Mr Johnson’s statement comes on the day he set a deadline for Greater Manchester to move into Tier Three – the highest level of coronavirus restrictions.
And it comes as circuit-breaker lockdowns begin in Wales and Northern Ireland – with shops, pubs hospitality, leisure and schools closed; travel banned and people told to work from home.
There are also fears Tier Three restrictions could be imposed across the North East, North West and Midlands – following restrictions imposed in Liverpool and Lancashire.
Scotland is to unveil new restrictions on the hospitality sector on Wednesday.
Mr Johnson will host the press conference from 5pm and will be joined by Professor Jonathan Van-Tam, England’s deputy chief medical officer, and NHS England’s national medical director Prof Stephen Powis.
It comes as an expert has said England’s coronavirus restrictions tier system is “the worst of all worlds”.
Stephen Reicher, professor of social psychology at the University of St Andrews, told the All-Party Parliamentary Group on Coronavirus that the three-tier approach was a “good idea in principle” if it provided clarity and equity.
However, Prof Reicher, who is also a member of Sage, said there was a lack of clarity over what criteria was being used to place areas in different tiers, with variations of measures even within certain tiers.
He said: “So we have the worst of all worlds, we have a system where there is no sense of clarity.

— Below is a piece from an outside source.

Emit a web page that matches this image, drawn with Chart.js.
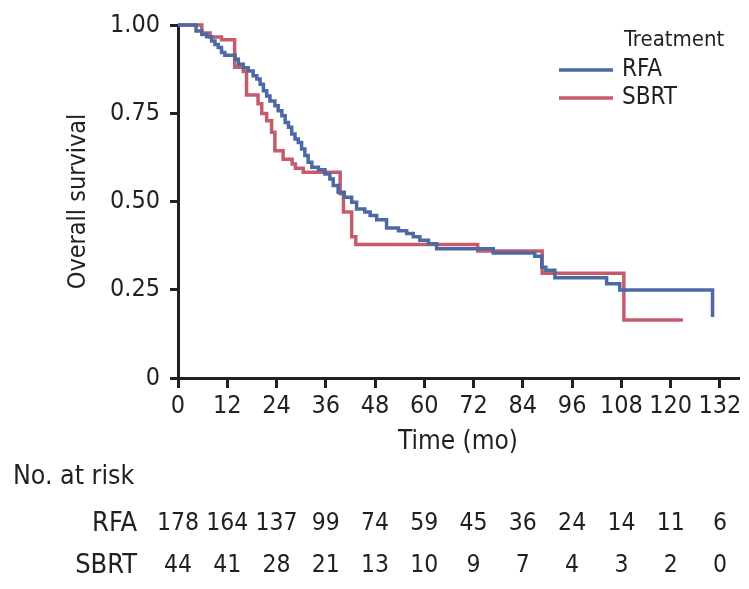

There is a growing sense of inequity and resistance.”
Prof Reicher warned if resistance was “politicised” it could risk bringing “polarisation”, as seen in the United States.
He added: “A tier system isn’t bad in and of itself, the way it’s been applied I think has been disastrous and is leading to political paralysis when we need action really quickly because infections are spiking.”